To solve this problem, you need to answer three questions: What operations do I need, what does each operation do, and how can I do that?

What operations do I need?

A stack has two operations: Push and pop.

What does each operation do?

Let's model our implementation after the system stack. Then this question becomes "what do the push and pop instructions do?". The push instruction decrements the stack pointer and stores its argument at the location it now points to. The pop instruction reads the value the stack pointer points to, increments the stack pointer, and returns the read value.

How can I do that?

Pushing was two steps: Decrementing the stack pointer and storing a value. There are already instructions for just this purpose. The push instruction uses esp as the stack pointer, but since we are writing our own, we can use whatever we want. We will use edx, and assume the value to store is in eax (we are storing 4 bytes).

sub edx, 4           ; Decrement the stack pointer one position (4 bytes)
mov dword [edx], eax ; Store the value at the new location

Popping was three steps: Getting the value, incrementing the stack, and returning the value. We will return the value simply by leaving it in eax.

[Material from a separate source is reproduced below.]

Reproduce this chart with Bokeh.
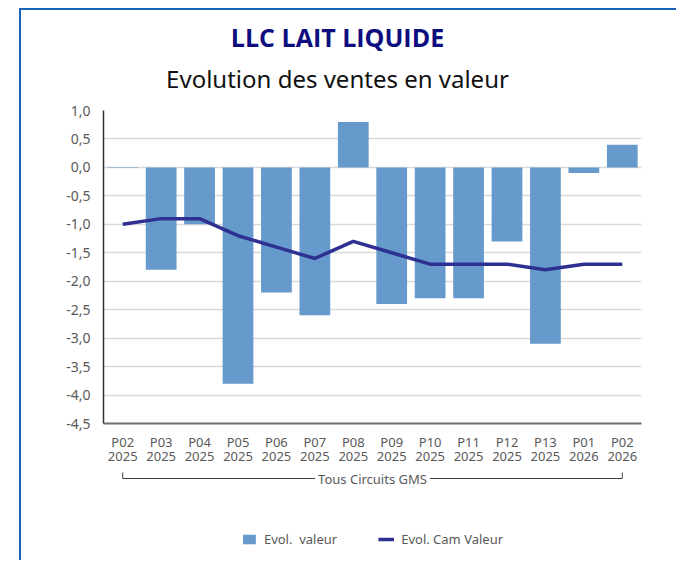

mov eax, dword [edx] ; Load the value off of the stack
add edx, 4           ; Increment the stack pointer one position (4 bytes)
; Leave the result in eax to return it

Now that we have implementations for both operations, we can use them how we like. Perhaps we want to wrap them in a function by adding code to read the arguments into the registers (if needed) before, and a return after. Or, maybe we just want to insert these directly where we need them, changing registers to suit our needs.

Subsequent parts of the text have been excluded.